China announces strict EV battery export controls to safeguard its global lead in the electric vehicle market. Image: AFP/Getty Images
(The Post News)- In a move to maintain its dominance in the electric vehicle market, China has announced stringent new rules restricting the export of key technologies critical to producing electric vehicle batteries, aiming to strengthen its lead in the global EV market.
China’s new EV battery rules add several technologies, including those for lithium processing and battery manufacturing, to the government’s export control list.
A statement from China’s Commerce Ministry said that any transfer of the listed technologies abroad, whether through exports, joint ventures, or other forms of cooperation, will now need official government approval.

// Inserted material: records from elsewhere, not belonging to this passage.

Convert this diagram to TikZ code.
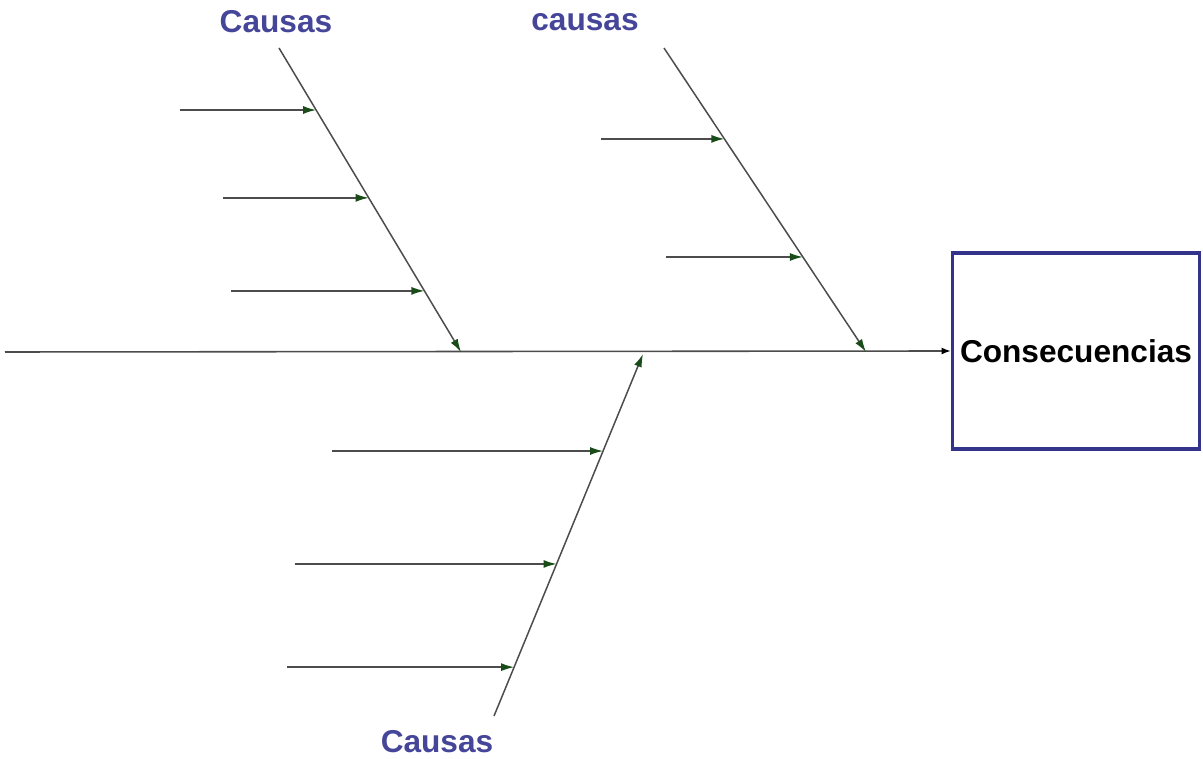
\documentclass[tikz,border=0pt]{standalone}
\usepackage{fontspec}
\setmainfont{Liberation Sans}
\usetikzlibrary{arrows.meta,calc}
\definecolor{causeblue}{rgb}{0.27,0.27,0.6}
\definecolor{boxblue}{rgb}{0.2,0.2,0.55}
\definecolor{tipgreen}{rgb}{0.1,0.3,0.1}

\begin{document}
\begin{tikzpicture}[
    x=0.02cm, y=-0.02cm,
    font=\fontsize{18}{21}\selectfont\bfseries,
    cause/.style={text=causeblue, inner sep=0pt},
    effect/.style={rectangle, draw=boxblue, line width=1.8pt, minimum width=4.95cm, minimum height=3.92cm, inner sep=0pt, text=black},
    bone/.style={draw=black!70, line width=0.85pt, -{Latex[length=0.26cm, width=0.16cm, color=tipgreen]}},
    spine/.style={draw=black!70, line width=0.9pt, -{Latex[length=0.18cm, width=0.14cm, color=black]}}
]
\useasboundingbox (0,0) rectangle (1203,759);

% --- Spine and effect ---
\node[effect] (Eff) at (1076,351) {Consecuencias};
\coordinate (Tail) at (5,352);
\draw[spine] (Tail) -- (Eff.west);

% --- Upper left bone ---
\coordinate (Ltop) at (279,48);
\coordinate (Lend) at (461,352);
\node[cause] (LCause) at (276,22) {Causas};
\draw[bone] (Ltop) -- (Lend);
\coordinate (L1) at ($(Ltop)!0.204!(Lend)$);
\coordinate (L2) at ($(Ltop)!0.493!(Lend)$);
\coordinate (L3) at ($(Ltop)!0.799!(Lend)$);
\coordinate (L1s) at ($(L1)+(-136,0)$);
\coordinate (L2s) at ($(L2)+(-146,0)$);
\coordinate (L3s) at ($(L3)+(-193,0)$);
\draw[bone] (L1s) -- (L1);
\draw[bone] (L2s) -- (L2);
\draw[bone] (L3s) -- (L3);

% --- Upper right bone ---
\coordinate (Rtop) at (664,48);
\coordinate (Rend) at (866,352);
\node[cause] (RCause) at (585,22) {causas};
\draw[bone] (Rtop) -- (Rend);
\coordinate (R1) at ($(Rtop)!0.299!(Rend)$);
\coordinate (R2) at ($(Rtop)!0.6875!(Rend)$);
\coordinate (R1s) at ($(R1)+(-123,0)$);
\coordinate (R2s) at ($(R2)+(-137,0)$);
\draw[bone] (R1s) -- (R1);
\draw[bone] (R2s) -- (R2);

% --- Lower bone ---
\coordinate (Bbot) at (494,716);
\coordinate (Bend) at (643,354);
\node[cause] (BCause) at (437,742) {Causas};
\draw[bone] (Bbot) -- (Bend);
\coordinate (B1) at ($(Bbot)!0.732!(Bend)$);
\coordinate (B2) at ($(Bbot)!0.42!(Bend)$);
\coordinate (B3) at ($(Bbot)!0.135!(Bend)$);
\coordinate (B1s) at ($(B1)+(-271,0)$);
\coordinate (B2s) at ($(B2)+(-262,0)$);
\coordinate (B3s) at ($(B3)+(-227,0)$);
\draw[bone] (B1s) -- (B1);
\draw[bone] (B2s) -- (B2);
\draw[bone] (B3s) -- (B3);
\end{tikzpicture}
\end{document}
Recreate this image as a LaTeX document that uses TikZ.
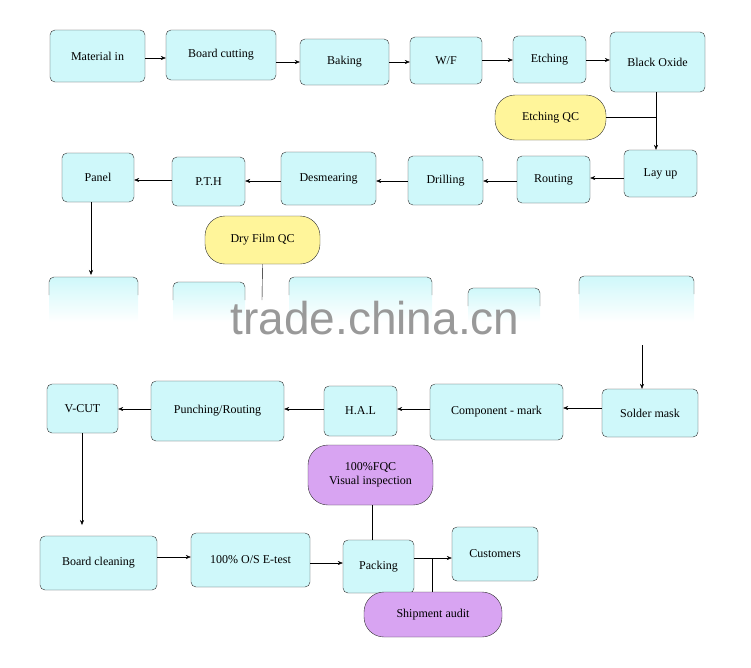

These new measures echo restrictions China placed just three months earlier on select rare earth elements and their magnets, key components not only for EV manufacturing, but also for consumer electronics and military hardware like fighter jets.
China has become a key competitor in the global EV market by building a strong, integrated supply chain that covers everything from raw material processing to producing high-performance, affordable batteries.
Many automakers worldwide rely on Chinese-made EV batteries for their vehicles. According to market research firm SNE Research, Chinese battery manufacturers hold at least 67% of the global market share.
Initially suggested in January, the new licensing rules have raised questions about the overseas growth strategies of Chinese EV manufacturers. This comes as regions like the European Union use tariffs on Chinese car imports to encourage local production.
Additionally, several Chinese battery companies are planning to establish manufacturing facilities in markets like Southeast Asia and the United States.
According to the Commerce Ministry, the restrictions “aim to safeguard national economic security and development interests and promote international economic and technological cooperation.”
Liz Lee, associate director at Counterpoint Research, explained that the new move “deepens the emerging geopolitical tech decoupling beyond materials to process IP (intellectual property).” Here, ‘process IP’ refers to proprietary manufacturing techniques essential for producing advanced batteries.
She also noted that this development may speed up efforts by the US, EU, and other regions to enhance local production of precursor materials basic substances needed for battery manufacturing and metal refining capacities.
Leading Chinese battery manufacturers are already expanding globally despite these restrictions. CATL, China’s top EV battery maker and a significant Tesla supplier, operates factories in Germany and Hungary.
CATL is also partnering with Stellantis the parent company of Fiat and Chrysler to build a joint venture plant in Spain. Additionally, CATL has licensed its technology for a Ford EV battery factory currently under construction in Michigan.
Chinese EV leader BYD, which produces its own batteries and surpassed Tesla in 2024 sales to become the world’s biggest EV manufacturer, operates production plants globally, including locations in Hungary, Thailand, and Brazil.
China has established a strong advantage in EV technology, demonstrated by BYD’s “Super E-Platform,” which offers a 250-mile range after only five minutes of charging. This technology outpaces Tesla’s Superchargers, which require about 15 minutes to provide a 200-mile range.
As China tightens control over EV battery technology exports, the global industry may see accelerated efforts by other regions to build self-reliant supply chains, signaling a shifting landscape in EV innovation and trade.